**What to produce**. Print the listing from its top line through the line containing "from matplotlib.patches import Rectangle", nothing more, and leave out the pictures.

Start of Dataset excerpt

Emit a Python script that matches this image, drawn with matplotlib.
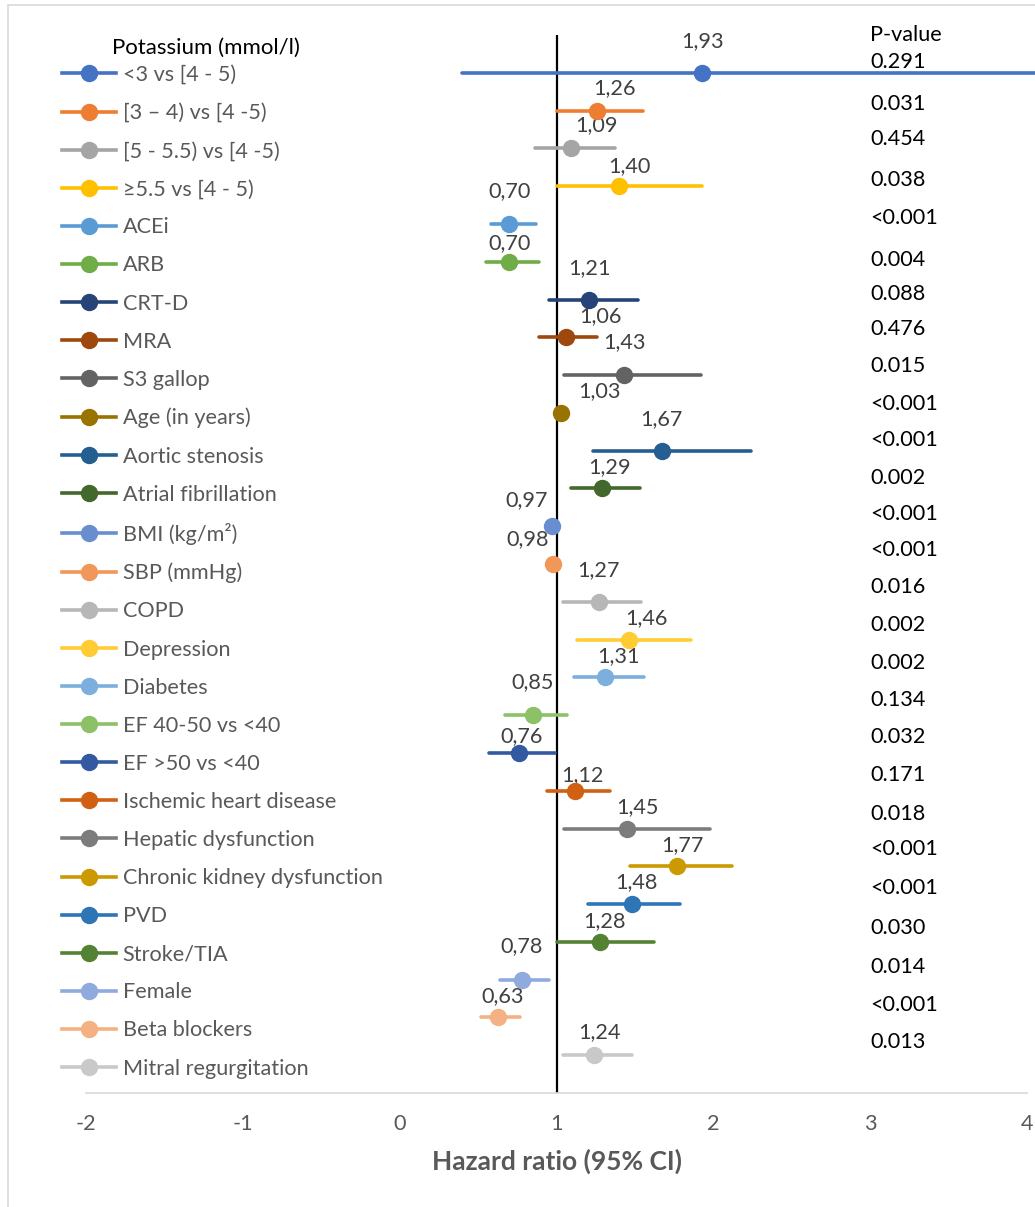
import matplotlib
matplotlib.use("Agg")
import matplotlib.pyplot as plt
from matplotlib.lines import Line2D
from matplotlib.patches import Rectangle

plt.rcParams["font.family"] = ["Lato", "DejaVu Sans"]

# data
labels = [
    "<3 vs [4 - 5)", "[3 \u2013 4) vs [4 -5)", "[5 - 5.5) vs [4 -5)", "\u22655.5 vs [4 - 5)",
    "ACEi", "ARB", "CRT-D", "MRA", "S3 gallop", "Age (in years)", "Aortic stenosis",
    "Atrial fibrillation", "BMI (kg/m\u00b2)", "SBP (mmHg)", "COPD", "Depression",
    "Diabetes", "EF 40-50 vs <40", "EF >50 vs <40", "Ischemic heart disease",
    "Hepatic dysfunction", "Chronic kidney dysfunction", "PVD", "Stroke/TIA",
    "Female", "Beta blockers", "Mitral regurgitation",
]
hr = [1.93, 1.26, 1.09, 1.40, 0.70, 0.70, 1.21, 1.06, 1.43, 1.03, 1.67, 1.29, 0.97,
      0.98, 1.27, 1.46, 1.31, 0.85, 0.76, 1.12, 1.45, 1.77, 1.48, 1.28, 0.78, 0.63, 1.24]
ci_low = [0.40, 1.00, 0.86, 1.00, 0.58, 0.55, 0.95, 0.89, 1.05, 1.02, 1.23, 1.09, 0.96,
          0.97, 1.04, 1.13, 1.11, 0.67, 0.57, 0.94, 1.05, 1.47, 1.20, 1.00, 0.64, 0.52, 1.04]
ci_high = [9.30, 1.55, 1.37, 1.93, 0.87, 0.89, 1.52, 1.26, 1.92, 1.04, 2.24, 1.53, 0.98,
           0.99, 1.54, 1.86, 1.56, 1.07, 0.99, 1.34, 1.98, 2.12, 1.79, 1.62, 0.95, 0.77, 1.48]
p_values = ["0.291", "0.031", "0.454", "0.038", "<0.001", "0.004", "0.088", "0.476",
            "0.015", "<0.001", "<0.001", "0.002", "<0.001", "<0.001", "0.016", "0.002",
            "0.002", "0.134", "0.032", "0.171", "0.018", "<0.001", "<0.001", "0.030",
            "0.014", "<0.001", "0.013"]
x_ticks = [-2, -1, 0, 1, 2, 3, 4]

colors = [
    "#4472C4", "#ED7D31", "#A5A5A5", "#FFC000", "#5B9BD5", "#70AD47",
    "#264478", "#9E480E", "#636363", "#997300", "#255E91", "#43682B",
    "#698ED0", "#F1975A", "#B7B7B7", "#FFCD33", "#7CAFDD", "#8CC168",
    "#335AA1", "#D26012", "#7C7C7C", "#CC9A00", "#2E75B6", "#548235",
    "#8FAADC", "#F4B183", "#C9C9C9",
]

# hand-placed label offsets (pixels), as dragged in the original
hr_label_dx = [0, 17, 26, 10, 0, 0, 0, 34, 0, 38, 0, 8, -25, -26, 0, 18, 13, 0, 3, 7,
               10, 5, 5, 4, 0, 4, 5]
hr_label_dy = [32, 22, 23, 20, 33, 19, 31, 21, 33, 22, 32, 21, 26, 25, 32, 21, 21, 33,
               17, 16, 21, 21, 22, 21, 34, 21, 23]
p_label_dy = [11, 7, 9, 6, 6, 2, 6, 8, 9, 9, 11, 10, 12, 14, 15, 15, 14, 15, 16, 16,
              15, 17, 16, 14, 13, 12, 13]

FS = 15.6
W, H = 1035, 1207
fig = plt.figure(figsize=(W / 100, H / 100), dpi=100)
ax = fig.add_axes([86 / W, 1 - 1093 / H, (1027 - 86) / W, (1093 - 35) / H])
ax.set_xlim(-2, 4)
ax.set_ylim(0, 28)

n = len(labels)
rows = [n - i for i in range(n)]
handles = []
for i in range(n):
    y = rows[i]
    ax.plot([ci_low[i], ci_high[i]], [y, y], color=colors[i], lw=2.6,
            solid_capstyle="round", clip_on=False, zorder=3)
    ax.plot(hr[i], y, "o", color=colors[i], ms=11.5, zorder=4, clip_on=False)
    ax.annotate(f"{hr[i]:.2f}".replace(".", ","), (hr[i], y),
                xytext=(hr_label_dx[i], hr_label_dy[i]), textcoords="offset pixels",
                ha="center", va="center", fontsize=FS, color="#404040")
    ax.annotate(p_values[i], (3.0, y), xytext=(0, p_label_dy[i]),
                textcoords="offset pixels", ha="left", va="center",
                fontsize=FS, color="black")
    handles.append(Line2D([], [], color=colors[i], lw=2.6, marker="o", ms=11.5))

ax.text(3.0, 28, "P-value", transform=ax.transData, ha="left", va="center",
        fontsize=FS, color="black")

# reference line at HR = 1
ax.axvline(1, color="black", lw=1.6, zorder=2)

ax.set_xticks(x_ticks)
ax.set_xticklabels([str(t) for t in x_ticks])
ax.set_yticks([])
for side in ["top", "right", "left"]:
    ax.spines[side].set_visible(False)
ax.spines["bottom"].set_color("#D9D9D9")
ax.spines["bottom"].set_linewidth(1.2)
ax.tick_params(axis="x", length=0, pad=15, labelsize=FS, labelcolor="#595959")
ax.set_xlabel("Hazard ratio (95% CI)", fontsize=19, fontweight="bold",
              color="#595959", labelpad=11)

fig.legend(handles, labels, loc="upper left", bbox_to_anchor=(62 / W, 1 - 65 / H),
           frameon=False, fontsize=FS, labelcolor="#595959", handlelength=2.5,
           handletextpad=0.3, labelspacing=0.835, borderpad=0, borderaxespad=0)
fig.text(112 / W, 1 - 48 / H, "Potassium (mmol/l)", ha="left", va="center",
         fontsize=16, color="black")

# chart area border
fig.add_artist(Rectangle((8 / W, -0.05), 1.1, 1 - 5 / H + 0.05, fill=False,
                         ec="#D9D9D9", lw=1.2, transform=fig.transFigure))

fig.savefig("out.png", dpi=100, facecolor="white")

End of Dataset excerpt

**Solution to the problem**.
Emit a Python script that matches this image, drawn with matplotlib.
import matplotlib
matplotlib.use("Agg")
import matplotlib.pyplot as plt
from matplotlib.lines import Line2D
from matplotlib.patches import Rectangle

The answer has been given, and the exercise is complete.